Boston-bred screenwriter William Monahan, an Oscar winner for Martin Scorsese’s Departed (2006), deftly captures the mood and rhythm of their tense but respectful exchanges. Also refreshing is Gibson’s return – he’s ferocious, even in a role so familiar – and it is on his shoulders that the well-executed Edge of Darkness rests so comfortably.

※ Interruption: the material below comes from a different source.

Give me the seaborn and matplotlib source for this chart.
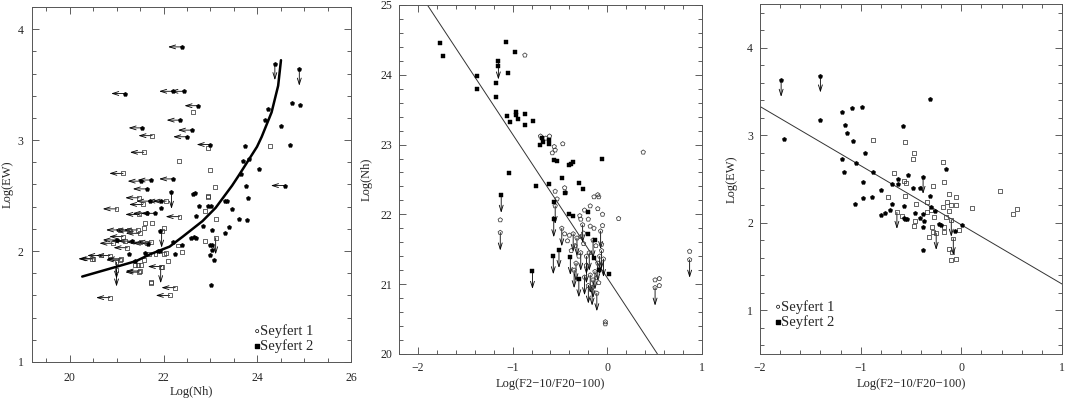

Once again, most of the EXTRAS are reserved for Blu-ray owners: six minutes of deleted scenes that work best as optional supplements, and a half-hour series of featurettes (among them, Mel’s Back, Revisiting the Edge of Darkness Miniseries and Boston as a Character) that effectively take us behind the scenes.
***
Daybreakers
Daybreakers is too apolitical to qualify as social satire, though it speaks in no uncertain terms to the dangers of exhausting the earth’s resources. As the latest entry in the vampire sweepstakes, its approach is refreshingly old-fashioned: Rather than romanticizing its bloodsuckers, as has been the trend in the Twilight movies, it sees them as bogeymen empowered. Freed from the shadows, they own the night.
It’s a familiar scenario, treated oh-so-seriously by Australian directors Michael and Peter Spierig, whose no-budget 2005 debut, Undead, was diverting enough to earn them a call-up to the bigs. This time they’ve upped the ante with expensive-looking CGI and a veteran cast featuring Ethan Hawke and Willem Dafoe, and the improvement is marked.
Just don’t bother trying to understand the movie's curious logic. Daybreakers creates its own mythology, and while the Spierigs respect the genre's most hallowed conventions – their vampires can neither see their shadows nor expose themselves to natural light – they introduce at least one significant new wrinkle. What is it? I’m not telling, except to say it works best the less you think about it. The same could be said for the movie, which is nicely acted, aggressively paced and a whole lot of empty-headed fun.
When it comes to EXTRAS, Lionsgate is more than generous. Bonus features here include an audio commentary courtesy of the Spierigs and makeup artist Steve Boyle, as well as two-plus hours of making-of documentaries.